Industry + Academia = A Perfect Match

A substantial part of the research performed within Autonomous Real-Time Systems at the Department of Automatic Control is carried out in close cooperation with industry. Johan Eker is one of several researchers dividing his time between academia and industry.

“I get the best of both worlds by combining the two”, he says.

He likes distinct clients, the substantive issues, and the high tempo at Ericsson, where he is employed as a principal researcher, as well as the possibilities for reflection and of immersing himself in a subject at the University, where he has the position of adjunct professor.

“Within my field of research, which is 5G and industrial clouds, industry is at the technical leading edge. We gain a lot of momentum for our more theoretical approaches within the University by cooperating with industry.”

Johan Eker uses the manufacturing industry as an example. Companies are introducing data-driven solutions to increase competitiveness, by improving quality and avoiding unscheduled interruptions. This generally involves augmenting the feedback control loops. These automation loops require a low and predictable end-to-end latency, making it unfeasible to use services that reside in a cloud infrastructure, due to the current lack of these features in the cloud. However, with the new technology that 5G promises, it will be possible to establish a low-latency connection between the automation application and the cloud infrastructure hosting the services. While the industrial partner, Ericsson in this case, looks deeper into the practical aspects of establishing a cloud infrastructure that works well, researchers at the University are performing in-depth studies on the theory behind resource availability, and suggesting models to scale computing power depending on demand.
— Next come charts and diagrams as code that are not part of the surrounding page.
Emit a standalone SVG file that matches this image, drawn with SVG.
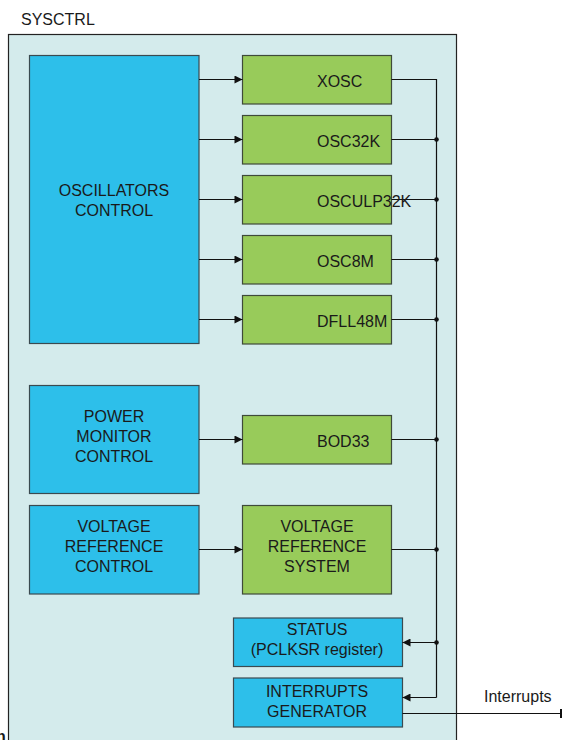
<svg xmlns="http://www.w3.org/2000/svg" width="562" height="740" viewBox="0 0 562 740">
<defs>
<style>
text{font-family:"Liberation Sans",Arial,sans-serif;font-size:16px;fill:#1a1a1a}
.c{text-anchor:middle}
.blue{fill:#2dbfea;stroke:#3a4a50;stroke-width:1.2}
.green{fill:#98cb5a;stroke:#3f4a3a;stroke-width:1.2}
.ln{fill:none;stroke:#111;stroke-width:1.2}
.dot{fill:#111}
</style>
<marker id="ah" viewBox="0 0 10 10" refX="10" refY="5" markerWidth="9" markerHeight="8" markerUnits="userSpaceOnUse" orient="auto">
<path d="M0,0 L10,5 L0,10 z" fill="#111"/>
</marker>
</defs>
<rect width="562" height="740" fill="#fff"/>
<text x="21" y="25">SYSCTRL</text>
<g id="sysctrl"><rect x="8.5" y="34.5" width="448" height="720" fill="#d4ebec" stroke="#222" stroke-width="1.2"/></g>

<g id="osc-control"><rect class="blue" x="29.5" y="55.5" width="169.5" height="288"/>
<text class="c" x="114" y="196">OSCILLATORS</text><text class="c" x="114" y="216">CONTROL</text></g>
<g id="power-monitor"><rect class="blue" x="29.5" y="385.5" width="169.5" height="108"/>
<text class="c" x="114" y="422">POWER</text><text class="c" x="114" y="442">MONITOR</text><text class="c" x="114" y="462">CONTROL</text></g>
<g id="vref-control"><rect class="blue" x="29.5" y="505.5" width="169.5" height="88.5"/>
<text class="c" x="114" y="532">VOLTAGE</text><text class="c" x="114" y="552">REFERENCE</text><text class="c" x="114" y="572">CONTROL</text></g>

<g id="xosc"><rect class="green" x="242.5" y="55.5" width="149" height="48.5"/><text x="317" y="87">XOSC</text></g>
<g id="osc32k"><rect class="green" x="242.5" y="115.5" width="149" height="48.5"/><text x="317" y="147">OSC32K</text></g>
<g id="osculp32k"><rect class="green" x="242.5" y="175.5" width="149" height="48.5"/></g>
<g id="osc8m"><rect class="green" x="242.5" y="235.5" width="149" height="48.5"/><text x="317" y="267">OSC8M</text></g>
<g id="dfll48m"><rect class="green" x="242.5" y="295.5" width="149" height="48.5"/><text x="317" y="327">DFLL48M</text></g>
<g id="bod33"><rect class="green" x="242.5" y="415.5" width="149" height="48.5"/><text x="317" y="447">BOD33</text></g>
<g id="vref-system"><rect class="green" x="242.5" y="505.5" width="149" height="88.5"/>
<text class="c" x="317" y="532">VOLTAGE</text><text class="c" x="317" y="552">REFERENCE</text><text class="c" x="317" y="572">SYSTEM</text></g>
<g id="status"><rect class="blue" x="233.5" y="618" width="169" height="48.5"/>
<text class="c" x="317" y="635">STATUS</text><text class="c" x="317" y="655">(PCLKSR register)</text></g>
<g id="interrupts-gen"><rect class="blue" x="233.5" y="678" width="169" height="49"/>
<text class="c" x="317" y="697">INTERRUPTS</text><text class="c" x="317" y="717">GENERATOR</text></g>

<g id="connectors">
<path class="ln" marker-end="url(#ah)" d="M199,79.5H242.5"/>
<path class="ln" marker-end="url(#ah)" d="M199,139.5H242.5"/>
<path class="ln" marker-end="url(#ah)" d="M199,199.5H242.5"/>
<path class="ln" marker-end="url(#ah)" d="M199,259.5H242.5"/>
<path class="ln" marker-end="url(#ah)" d="M199,319.5H242.5"/>
<path class="ln" marker-end="url(#ah)" d="M199,439.5H242.5"/>
<path class="ln" marker-end="url(#ah)" d="M199,549.5H242.5"/>
<path class="ln" d="M391.5,79.5H436.5V697.5"/>
<path class="ln" d="M391.5,139.5H436.5M391.5,199.5H436.5M391.5,259.5H436.5M391.5,319.5H436.5M391.5,439.5H436.5M391.5,549.5H436.5"/>
<path class="ln" marker-end="url(#ah)" d="M436.5,642.5H402.5"/>
<path class="ln" marker-end="url(#ah)" d="M436.5,697.5H402.5"/>
<path class="ln" d="M402.5,713.5H561"/>
<path d="M561,709V718" stroke="#111" stroke-width="2"/>
<circle class="dot" cx="436.5" cy="139.5" r="2.3"/>
<circle class="dot" cx="436.5" cy="199.5" r="2.3"/>
<circle class="dot" cx="436.5" cy="259.5" r="2.3"/>
<circle class="dot" cx="436.5" cy="319.5" r="2.3"/>
<circle class="dot" cx="436.5" cy="439.5" r="2.3"/>
<circle class="dot" cx="436.5" cy="549.5" r="2.3"/>
<circle class="dot" cx="436.5" cy="642.5" r="2.3"/>
</g>
<text x="317" y="207">OSCULP32K</text>
<text x="484" y="702">Interrupts</text>
<text x="-4" y="742" style="font-weight:bold">n</text>
</svg>
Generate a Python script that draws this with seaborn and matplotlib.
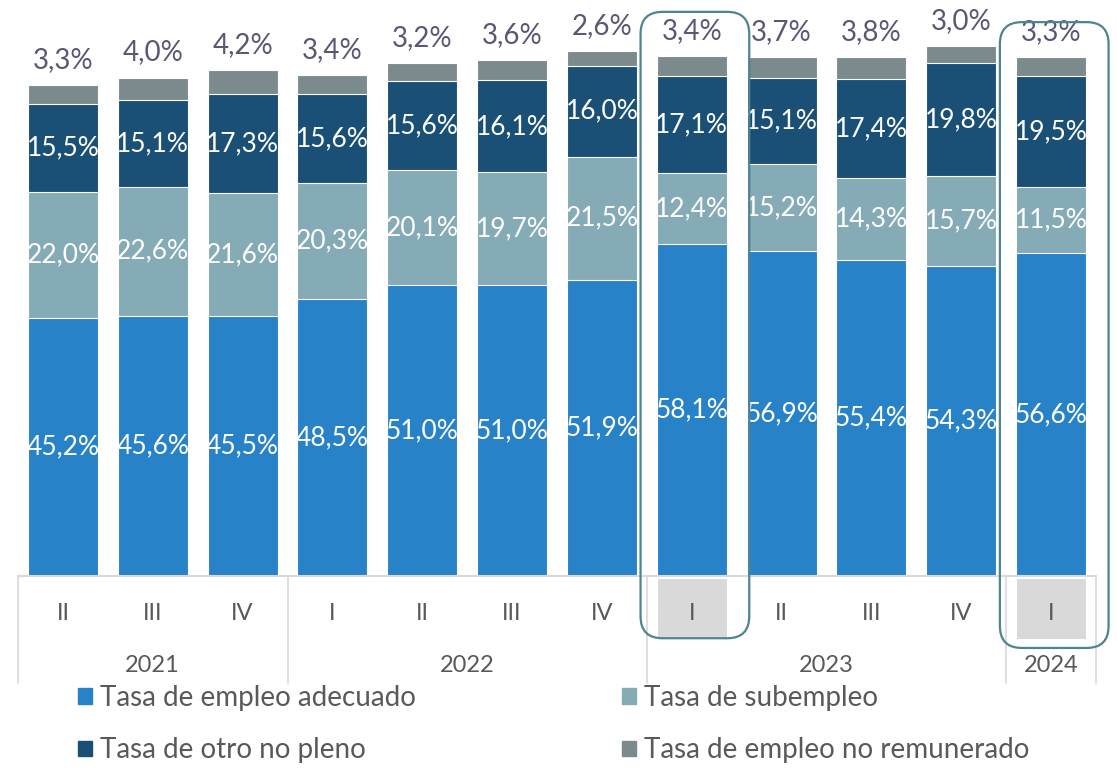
import matplotlib
matplotlib.use("Agg")
import matplotlib.pyplot as plt
import seaborn as sns
import pandas as pd
import numpy as np
from matplotlib.patches import FancyBboxPatch, Patch, Rectangle

years = ["2021", "2021", "2021", "2022", "2022", "2022", "2022",
         "2023", "2023", "2023", "2023", "2024"]
quarters = ["II", "III", "IV", "I", "II", "III", "IV", "I", "II", "III", "IV", "I"]

adecuado = [45.2, 45.6, 45.5, 48.5, 51.0, 51.0, 51.9, 58.1, 56.9, 55.4, 54.3, 56.6]
subempleo = [22.0, 22.6, 21.6, 20.3, 20.1, 19.7, 21.5, 12.4, 15.2, 14.3, 15.7, 11.5]
otro_no_pleno = [15.5, 15.1, 17.3, 15.6, 15.6, 16.1, 16.0, 17.1, 15.1, 17.4, 19.8, 19.5]
no_remunerado = [3.3, 4.0, 4.2, 3.4, 3.2, 3.6, 2.6, 3.4, 3.7, 3.8, 3.0, 3.3]

series_names = ["Tasa de empleo adecuado", "Tasa de subempleo",
                "Tasa de otro no pleno", "Tasa de empleo no remunerado"]
series_colors = ["#2882C8", "#85ABB6", "#1A4F76", "#7B8B8D"]
highlight = [7, 11]  # 2023-I y 2024-I

TEXT_GREY = "#595959"
TOP_LABEL = "#5A5775"
LINE_GREY = "#D9D9D9"
BOX_COLOR = "#4E8491"

periodo = [f"{y}-{q}" for y, q in zip(years, quarters)]
stack = np.array([adecuado, subempleo, otro_no_pleno, no_remunerado])
cum = np.cumsum(stack, axis=0)

sns.set_theme(style="white")
plt.rcParams["font.family"] = ["Lato", "DejaVu Sans"]

W, H = 1117, 768
fig = plt.figure(figsize=(W / 100, H / 100), dpi=100)
ax = fig.add_axes([18 / W, 192 / H, 1078 / W, 571 / H])

# stacked bars: draw cumulative totals from the top series down
for i in reversed(range(len(series_names))):
    sns.barplot(x=periodo, y=cum[i], color=series_colors[i], saturation=1,
                width=0.78, edgecolor="white", linewidth=0.8,
                errorbar=None, ax=ax)

ax.set_xlim(-0.5, len(periodo) - 0.5)
ax.set_ylim(0, 100)
ax.set_axis_off()

def fmt(v):
    return f"{v:.1f}%".replace(".", ",")

for j in range(len(periodo)):
    for i in range(3):
        ax.text(j, cum[i][j] - stack[i][j] / 2, fmt(stack[i][j]),
                ha="center", va="center", color="white", fontsize=19)
    ax.annotate(fmt(stack[3][j]), xy=(j, cum[3][j]), xytext=(0, 18),
                textcoords="offset points", ha="center", va="center",
                color=TOP_LABEL, fontsize=20)

# multi-level category axis
trans = ax.get_xaxis_transform()
ax.plot([-0.5, len(periodo) - 0.5], [0, 0], transform=trans,
        color=LINE_GREY, lw=1.5, clip_on=False)

bounds = [-0.5] + [j + 0.5 for j in range(len(years) - 1) if years[j] != years[j + 1]] + [len(years) - 0.5]
for xb in bounds:
    ax.plot([xb, xb], [0, -0.187], transform=trans, color=LINE_GREY,
            lw=1.2, clip_on=False)

for j in highlight:
    ax.add_patch(Rectangle((j - 0.38, -0.111), 0.77, 0.106, transform=trans,
                           facecolor=LINE_GREY, edgecolor="none", clip_on=False))

for j, q in enumerate(quarters):
    ax.text(j, -0.065, q, transform=trans, ha="center", va="center",
            color=TEXT_GREY, fontsize=17)

year_pos = pd.Series(range(len(years))).groupby(years).mean()
for y, xc in year_pos.items():
    ax.text(xc, -0.156, y, transform=trans, ha="center", va="center",
            color=TEXT_GREY, fontsize=17)

# rounded boxes around the highlighted quarters
fig.canvas.draw()
to_in = fig.dpi_scale_trans.inverted()
box_spans = {7: (0.988, -0.109), 11: (0.970, -0.126)}
for j, (ytop, ybot) in box_spans.items():
    x0 = ax.transData.transform((j - 0.57, 0))[0]
    x1 = ax.transData.transform((j + 0.64, 0))[0]
    y0 = ax.transAxes.transform((0, ybot))[1]
    y1 = ax.transAxes.transform((0, ytop))[1]
    (ix0, iy0), (ix1, iy1) = to_in.transform([(x0, y0), (x1, y1)])
    fig.add_artist(FancyBboxPatch((ix0, iy0), ix1 - ix0, iy1 - iy0,
                                  boxstyle="round,pad=0,rounding_size=0.22",
                                  transform=fig.dpi_scale_trans, fill=False,
                                  edgecolor=BOX_COLOR, lw=1.6, clip_on=False))

handles = [Patch(color=series_colors[k], label=series_names[k]) for k in [0, 2, 1, 3]]
fig.legend(handles=handles, ncol=2, loc="upper left",
           bbox_to_anchor=(53 / W, 1 - 660 / H), frameon=False, fontsize=20,
           handlelength=0.5, handleheight=0.5, handletextpad=0.3,
           columnspacing=7.4, labelspacing=0.95, labelcolor=TEXT_GREY)

fig.savefig("out.png", dpi=100)
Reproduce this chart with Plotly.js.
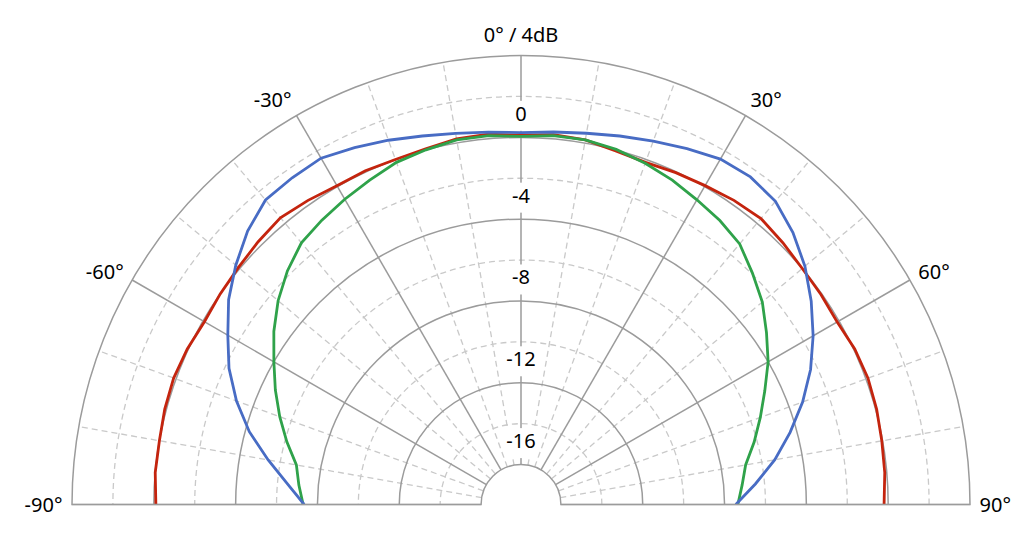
<!DOCTYPE html>
<html>
<head>
<meta charset="utf-8">
<script src="https://cdn.plot.ly/plotly-3.0.1.min.js"></script>
<style>
  html, body { margin: 0; padding: 0; background: #fff; }
  #polar-plot { width: 1035px; height: 537px; }
</style>
</head>
<body>
<div id="polar-plot"></div>
<script>
// angles in degrees, 0 = on axis, negative = left
const angles = [-90, -85, -80, -75, -70, -65, -60, -55, -50, -45, -40, -35, -30, -25, -20, -15, -10, -5, 0,
                5, 10, 15, 20, 25, 30, 35, 40, 45, 50, 55, 60, 65, 70, 75, 80, 85, 90]

// levels in dB
const blue_db = [-7.35, -6.5, -5.4, -4.2, -3.15, -2.2, -1.4, -0.5, 0.25, 0.95, 1.48, 1.55, 1.6, 1.3, 1.0, 0.7, 0.47, 0.32, 0.23,
                 0.33, 0.48, 0.7, 0.95, 1.25, 1.55, 1.6, 1.4, 0.85, 0.17, -0.63, -1.46, -2.33, -3.3, -4.33, -5.35, -6.45, -7.45]
const red_db = [-0.1, 0.0, 0.0, 0.08, 0.12, 0.05, -0.08, 0.0, 0.08, 0.22, 0.35, 0.2, 0.05, 0.05, 0.0, 0.05, 0.2, 0.22, 0.1,
                0.2, 0.15, -0.05, -0.15, -0.05, 0.05, 0.2, 0.3, 0.15, 0.0, -0.05, -0.1, 0.05, 0.1, 0.05, -0.04, -0.1, -0.2]
const green_db = [-7.3, -7.05, -6.8, -6.1, -5.4, -4.7, -4.0, -3.2, -2.45, -1.8, -1.25, -0.98, -0.72, -0.45, -0.15, 0.0, 0.15, 0.15, 0.05,
                  0.15, 0.15, 0.02, -0.2, -0.45, -0.75, -1.0, -1.32, -1.95, -2.55, -3.3, -4.0, -4.8, -5.5, -6.15, -6.8, -7.1, -7.35]

// axis ticks
const ring_ticks = [-16, -12, -8, -4, 0]
const ring_labels = ['-16', '-12', '-8', '-4', '0']
const minor_rings = [-14, -10, -6, -2, 2]
const spoke_ticks = [-60, -30, 0, 30, 60]
const spoke_labels = ['-60°', '-30°', '0° / 4dB', '30°', '60°']
const edge_ticks = [-90, 90]
const edge_labels = ['-90°', '90°']
const minor_spokes = [-80, -70, -50, -40, -20, -10, 10, 20, 40, 50, 70, 80]

const r_range = [-16, 4]
const hole = 40 / 450
const FONT = 'Noto Sans, Open Sans, sans-serif'
const GRID = '#9b9b9b'
const DASHED = '#c9c9c9'
const TICKFONT = { family: FONT, size: 20, color: '#000' }

function curve(r, color, sub) {
    return {
        type: 'scatterpolar',
        r: r,
        theta: angles,
        mode: 'lines',
        line: { color: color, width: 2.8 },
        subplot: sub,
        hoverinfo: 'skip',
        showlegend: false,
    }
}

// a polar subplot is only drawn when some trace sits on it
function emptyTrace(sub) {
    return { type: 'scatterpolar', r: [], theta: [], mode: 'lines', subplot: sub, hoverinfo: 'skip', showlegend: false }
}

// radial value labels sit on a white box just above their ring
const label_trace = {
    type: 'scatterpolar',
    r: ring_ticks.map(v => v + 1.05),
    theta: ring_ticks.map(() => 0),
    mode: 'markers+text',
    text: ring_labels,
    textposition: 'middle center',
    textfont: TICKFONT,
    marker: { symbol: 'square', size: 30, color: '#fff', line: { width: 0 } },
    subplot: 'polar3',
    hoverinfo: 'skip',
    showlegend: false,
}

const base_polar = {
    domain: { x: [72 / 1035, 970 / 1035], y: [1 - 505 / 537, 1 - 55 / 537] },
    sector: [0, 180],
    hole: hole,
    bgcolor: 'rgba(0,0,0,0)',
}

function polarLayer(opts) {
    return Object.assign({}, base_polar, opts)
}

const layout = {
    width: 1035,
    height: 537,
    margin: { l: 0, r: 0, t: 0, b: 0 },
    paper_bgcolor: '#fff',
    showlegend: false,
    font: { family: FONT, size: 20, color: '#000' },
    // dashed minor grid
    polar: polarLayer({
        angularaxis: {
            rotation: 90, direction: 'clockwise',
            tickmode: 'array', tickvals: minor_spokes, showticklabels: false, ticks: '',
            gridcolor: DASHED, griddash: '6px,4px', gridwidth: 1.3, showline: false,
        },
        radialaxis: {
            range: r_range, tickmode: 'array', tickvals: minor_rings, showticklabels: false, ticks: '',
            gridcolor: DASHED, griddash: '6px,4px', gridwidth: 1.3, showline: false,
        },
    }),
    // light base line along -90 / 90
    polar2: polarLayer({
        angularaxis: {
            rotation: 90, direction: 'clockwise',
            tickmode: 'array', tickvals: edge_ticks, ticktext: edge_labels,
            ticks: 'outside', ticklen: 5, tickcolor: 'rgba(0,0,0,0)',
            gridcolor: '#c4c4c4', gridwidth: 1.5, showline: false, tickfont: TICKFONT,
        },
        radialaxis: { range: r_range, showgrid: false, showticklabels: false, ticks: '', showline: false },
    }),
    // solid major grid, curves on top
    polar3: polarLayer({
        angularaxis: {
            rotation: 90, direction: 'clockwise',
            tickmode: 'array', tickvals: spoke_ticks, ticktext: spoke_labels,
            ticks: 'outside', ticklen: 5, tickcolor: 'rgba(0,0,0,0)',
            gridcolor: GRID, gridwidth: 1.5, showline: true, linecolor: GRID, linewidth: 1.5, tickfont: TICKFONT,
        },
        radialaxis: {
            range: r_range, tickmode: 'array', tickvals: ring_ticks, showticklabels: false, ticks: '',
            gridcolor: GRID, gridwidth: 1.5, showline: false,
        },
    }),
}

const data = [
    emptyTrace('polar'),
    emptyTrace('polar2'),
    label_trace,
    curve(red_db, '#c4240e', 'polar3'),
    curve(green_db, '#2fa24a', 'polar3'),
    curve(blue_db, '#486cc4', 'polar3'),
]

Plotly.newPlot('polar-plot', data, layout, { displayModeBar: false, staticPlot: true })
</script>
</body>
</html>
“We’re trying to find out how to make a system elastic, while still being reliable and predictable”, says Johan Eker.

Algorithms can save lives

Another project, involving several well-renowned companies such as Saab Aeronautics, Saab Surveillance, Axis Communications, UMS Skeldar, and Ericsson, as well as Linköping University and RISE (Research Institutes of Sweden), is aimed at improving public safety [länk:]. This project provides a realistic, large-scale and industrially relevant demonstration environment using scenarios that focus on keeping society and its citizens safe when disruptions, accidents, or catastrophes occur. The first experiment conducted was an autonomous search-and-rescue system for use at sea [länk:].

“What’s really interesting here is that we do real experiments. We don’t just simulate what would happen in an emergency, as is often done in other contexts. We go out there and test our systems in the real world”, says Johan Eker and continues:

“This wouldn’t be possible without the collective knowledge and competence of researchers and technical experts alike, and the combined support of academia and industry.”.